Thursday 20 August 2015

Sunday's Coming: Keighley Cougars

Having been tight, multi-faceted and complex, this week the mathematics of League 1’s playoffs became starkly and brutally simple. Crusaders spectacular implosion at home to Swinton and Keighley’s one-point smash & grab of a game that Barrow never looked like losing boil the season’s relentless calculus down to one simple equation. Win the remaining three games and neither Barrow nor Crusaders can make 5th place.

In terms of finishing positions, though, just two points (at the time of writing) separate 2nd from 5th - but Sunday’s visitors Keighley laid down a huge marker last week when  - despite trailing by nine points with only five minutes remaining - Andy Gabriel’s 79th minute try gave Keighley a wafer-thin one-point victory.

As if that weren’t enough, Barrow’s Brad Marwood missed a penalty with the last kick of the match that would’ve won the game. Coronaries all round!  Paul March, though was nonchalant:  “…it added to the drama … but we’ve got to be sharper at Rochdale next week.”
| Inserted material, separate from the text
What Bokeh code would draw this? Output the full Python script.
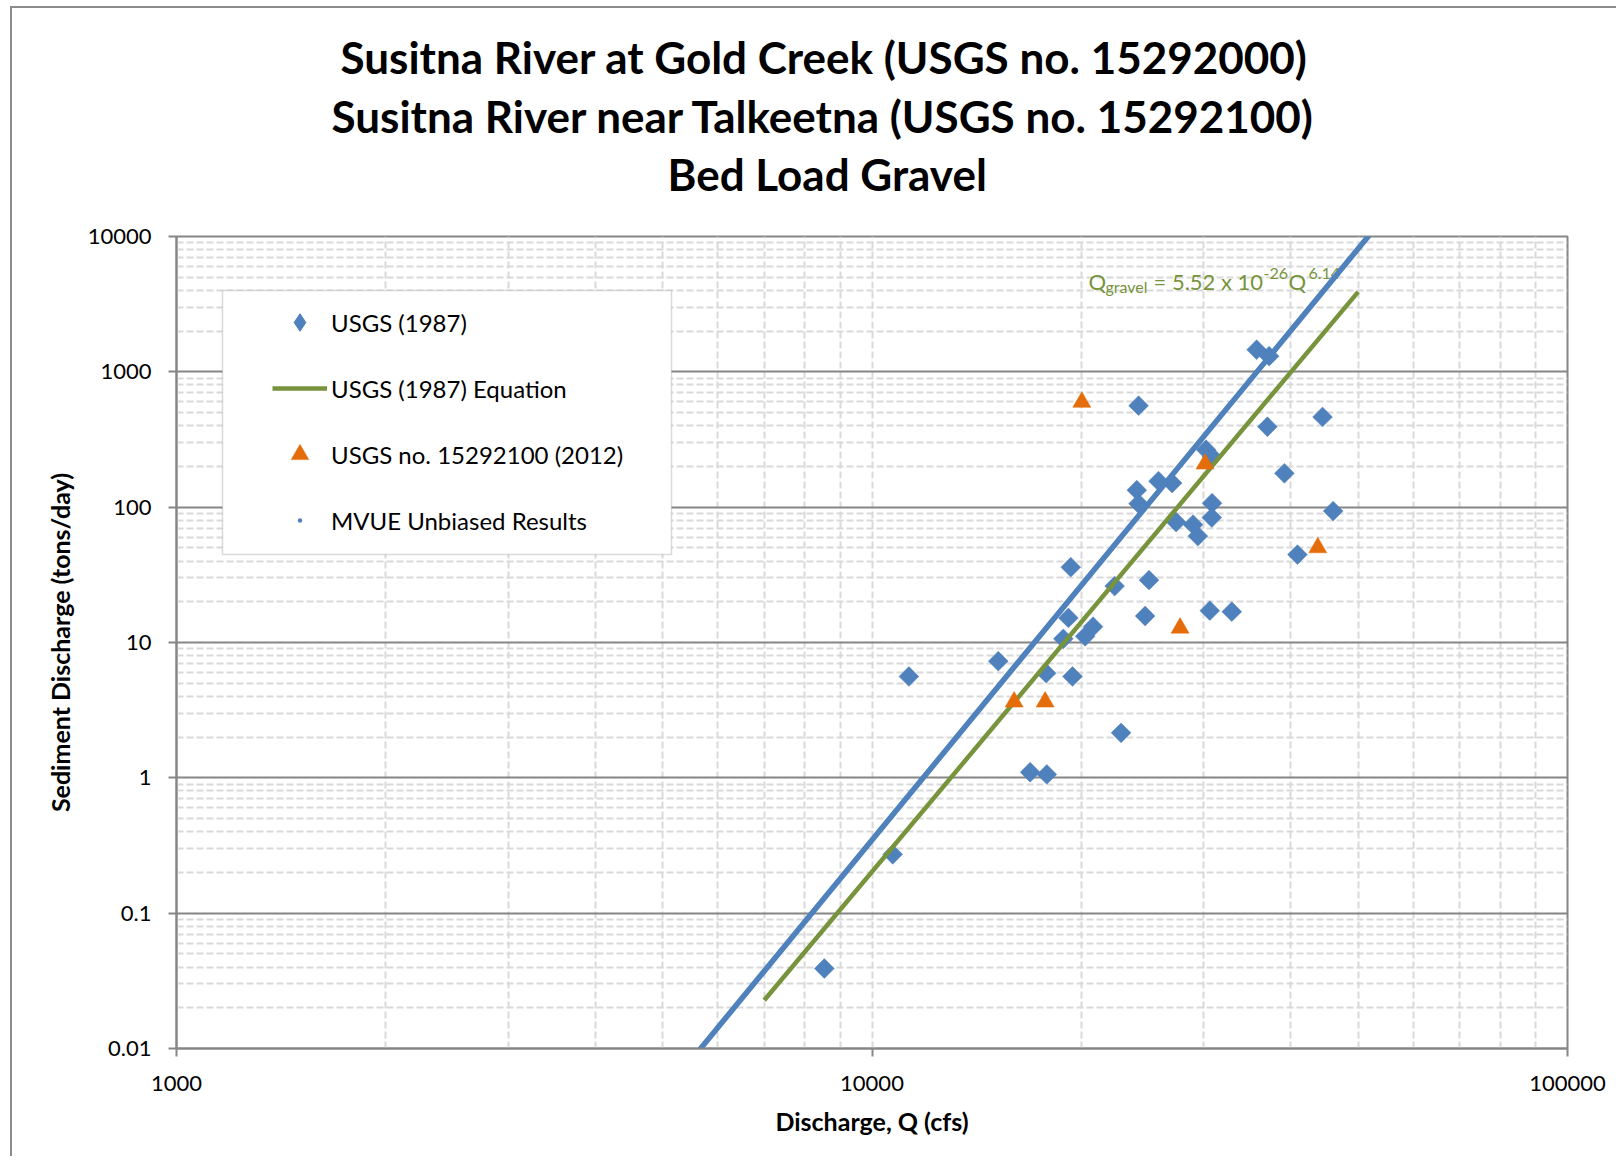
import math
from bokeh.plotting import figure
from bokeh.models import FixedTicker, Label, Legend, LegendItem, BoxAnnotation, Range1d, Title
from bokeh.embed import file_html
from bokeh.resources import INLINE

# ---------------- data ----------------
usgs1987_q = [8540, 10710, 11300, 15190, 16880, 17840, 17800, 19420, 18840, 19160,
              19310, 20250, 20790, 22330, 22810, 24700, 25020, 24170, 24030, 24170,
              25820, 27010, 27370, 28950, 29410, 30220, 30830, 30830, 30800, 30600,
              32910, 35730, 37240, 37030, 39170, 40900, 44440, 46030]
usgs1987_qs = [0.039, 0.272, 5.61, 7.28, 1.10, 1.06, 5.93, 5.61, 10.65, 15.2,
               36.0, 11.1, 13.1, 26.1, 2.15, 15.7, 28.9, 562, 133.6, 106.2,
               155.7, 150.6, 77.6, 74.3, 61.1, 266, 236, 107, 83.7, 17.2,
               16.9, 1457, 1305, 393, 178, 44.6, 464, 93.5]

usgs2012_q = [16010, 17740, 20030, 27730, 30120, 43750]
usgs2012_qs = [3.64, 3.64, 597, 12.8, 208.7, 50.3]

equation_q = [7000, 50000]
equation_qs = [0.0227, 3900]

mvue_q = [5670, 51690]
mvue_qs = [0.01, 10000]

x_ticks = [1000, 10000, 100000]
x_tick_labels = ["1000", "10000", "100000"]
y_ticks = [0.01, 0.1, 1, 10, 100, 1000, 10000]
y_tick_labels = ["0.01", "0.1", "1", "10", "100", "1000", "10000"]

title_lines = ["Susitna River at Gold Creek (USGS no. 15292000)",
               "Susitna River near Talkeetna (USGS no. 15292100)",
               "Bed Load Gravel"]
series_names = ["USGS (1987)", "USGS (1987) Equation",
                "USGS no. 15292100 (2012)", "MVUE Unbiased Results"]

# ---------------- styles ----------------
BLUE = "#4F81BD"
ORANGE = "#E46C0A"
GREEN = "#77933C"
AXIS = "#868686"
MINOR = "#D9D9D9"
FONT = "Lato"

p = figure(width=1606, height=1150,
           x_axis_type="log", y_axis_type="log",
           x_range=Range1d(1000, 100000), y_range=Range1d(0.01, 10000),
           output_backend="svg", toolbar_location=None,
           min_border_left=164, min_border_right=51,
           min_border_top=228, min_border_bottom=110,
           background_fill_color="white", border_fill_color="white")
p.styles = {"border-left": "2px solid #8C8C8C", "border-top": "2px solid #8C8C8C",
            "margin-left": "10px", "margin-top": "6px"}

x_minor = [m * 10.0 ** e for e in (3, 4) for m in range(2, 10)]
y_minor = [m * 10.0 ** e for e in range(-2, 4) for m in range(2, 10)]
xt = FixedTicker(ticks=x_ticks, minor_ticks=x_minor)
yt = FixedTicker(ticks=y_ticks, minor_ticks=y_minor)
p.xaxis.ticker = xt
p.yaxis.ticker = yt
p.xgrid.ticker = xt
p.ygrid.ticker = yt
p.xaxis.major_label_overrides = dict(zip(x_ticks, x_tick_labels))
p.yaxis.major_label_overrides = dict(zip(y_ticks, y_tick_labels))

p.outline_line_color = AXIS
p.outline_line_width = 2

for ax in (p.xaxis[0], p.yaxis[0]):
    ax.axis_line_color = AXIS
    ax.axis_line_width = 2
    ax.major_tick_line_color = AXIS
    ax.major_tick_line_width = 2
    ax.major_tick_out = 8
    ax.major_tick_in = 0
    ax.minor_tick_line_color = None
    ax.major_label_text_font = FONT
    ax.major_label_text_font_size = "22px"
    ax.major_label_text_color = "black"
    ax.axis_label_text_font = FONT
    ax.axis_label_text_font_style = "bold"
    ax.axis_label_text_font_size = "25px"
    ax.axis_label_text_color = "black"

p.xaxis.axis_label = "Discharge, Q (cfs)"
p.yaxis.axis_label = "Sediment Discharge (tons/day)"
p.xaxis.major_label_standoff = 19
p.yaxis.major_label_standoff = 17
p.xaxis.axis_label_standoff = 12
p.yaxis.axis_label_standoff = 10

p.xgrid.grid_line_color = MINOR
p.xgrid.grid_line_dash = "7 3"
p.xgrid.grid_line_width = 2
p.xgrid.minor_grid_line_color = MINOR
p.xgrid.minor_grid_line_dash = "7 3"
p.xgrid.minor_grid_line_width = 2
p.ygrid.grid_line_color = AXIS
p.ygrid.grid_line_width = 2
p.ygrid.minor_grid_line_color = MINOR
p.ygrid.minor_grid_line_dash = "7 3"
p.ygrid.minor_grid_line_width = 2

# ---------------- titles (stacked upward from the plot) ----------------
# spacing block between the plot frame and the last title line
p.add_layout(Title(text=" ", standoff=22, text_font=FONT, text_font_size="10px"), "above")
for txt, off, so in zip(reversed(title_lines), [491, 155, 164], [2, 5, 5]):
    p.add_layout(Title(text=txt, align="left", offset=off, standoff=so,
                       text_font=FONT, text_font_style="bold", text_font_size="44px",
                       text_color="black"), "above")

# ---------------- equation label (behind the glyphs) ----------------
eq_parts = [  # (text, x, y, size)
    ("Q", 912, 767, "22px"),
    ("gravel", 929, 762, "16px"),
    ("= 5.52 x 10", 977, 767, "22px"),
    ("-26", 1087, 775, "16px"),
    ("Q", 1112, 767, "22px"),
    ("6.14", 1132, 775, "16px"),
]
for txt, x, y, sz in eq_parts:
    p.add_layout(Label(x=x, y=y, x_units="screen", y_units="screen", text=txt,
                       text_font=FONT, text_font_size=sz, text_color=GREEN,
                       text_baseline="alphabetic", text_align="left", level="underlay"))

# ---------------- glyphs ----------------
# legend proxy for the diamond symbol (hidden under the first data diamond)
r_usgs_proxy = p.scatter(usgs1987_q[:1], usgs1987_qs[:1], marker="diamond", size=12,
                         fill_color=BLUE, line_color=BLUE)
r_usgs = p.scatter(usgs1987_q, usgs1987_qs, marker="square", size=14, angle=math.pi / 4,
                   fill_color=BLUE, line_color=BLUE, line_width=0.5)
r_eq = p.line(equation_q, equation_qs, line_color=GREEN, line_width=4.5)
r_2012 = p.scatter(usgs2012_q, usgs2012_qs, marker="triangle", size=18,
                   fill_color=ORANGE, line_color=ORANGE, line_width=0.5)
r_mvue_line = p.line(mvue_q, mvue_qs, line_color=BLUE, line_width=5.5, line_cap="round")
r_mvue = p.scatter(mvue_q, mvue_qs, marker="dot", size=6, fill_color=BLUE, line_color=BLUE)

# ---------------- legend ----------------
p.add_layout(BoxAnnotation(left=46, right=495, bottom=494, top=758,
                           left_units="screen", right_units="screen",
                           bottom_units="screen", top_units="screen",
                           fill_color="white", fill_alpha=1.0,
                           line_color=AXIS, line_width=1.5))
legend = Legend(items=[LegendItem(label=series_names[0], renderers=[r_usgs_proxy]),
                       LegendItem(label=series_names[1], renderers=[r_eq]),
                       LegendItem(label=series_names[2], renderers=[r_2012]),
                       LegendItem(label=series_names[3], renderers=[r_mvue])],
                location=(86, 496), glyph_width=55, glyph_height=44, label_height=44,
                spacing=22, padding=10, label_standoff=4, margin=0,
                label_text_font=FONT, label_text_font_size="24px", label_text_color="black",
                border_line_alpha=0, background_fill_alpha=0)
p.add_layout(legend)

open("out.html", "w").write(file_html(p, INLINE, title="Susitna River Bed Load Gravel"))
Forced back into half-back duties, March continues to be the cog that makes the Cougars turn and, last week, weighed in with a typical quick-tap stroll-in try while Barrow were switched off at a penalty.

While Keighley were slugging it out in front of 900 at Cougar Park, Hornets had the opposite experience - at the opposite end of the country. People suggested that the ‘crowd’ of 51 declared by Oxford at Hemel must be close to the record low for a semi-pro RL game anywhere - so we checked and we reckon that the previous lowest was Southend Invicta’s final home game against Huddersfield in 1985, where there were 85 supporters.

Yes, we know that last week both teams were effectively away from home, but Oxford’s only 50 minutes from Hemel compared with the five hour trip from Rochdale, so you might at least expect their ‘hardcore’ to show up. We counted 26 Hornets supporters on the day so, while it’s a dubious honour, we’ll take it that we outnumbered the home supporters. Indeed the Hornets hardcore deserve a special mention for making the noise and - literally - flying the flag(s) for Rochdale in the cold bosom of the South.

Ultimately, not much changes for Hornets this week: we need to win to maintain our challenge for playoff glory - and to deny the chasing pair any opportunity to gain ground. As we said - win three games and it’s all on. Let’s do it.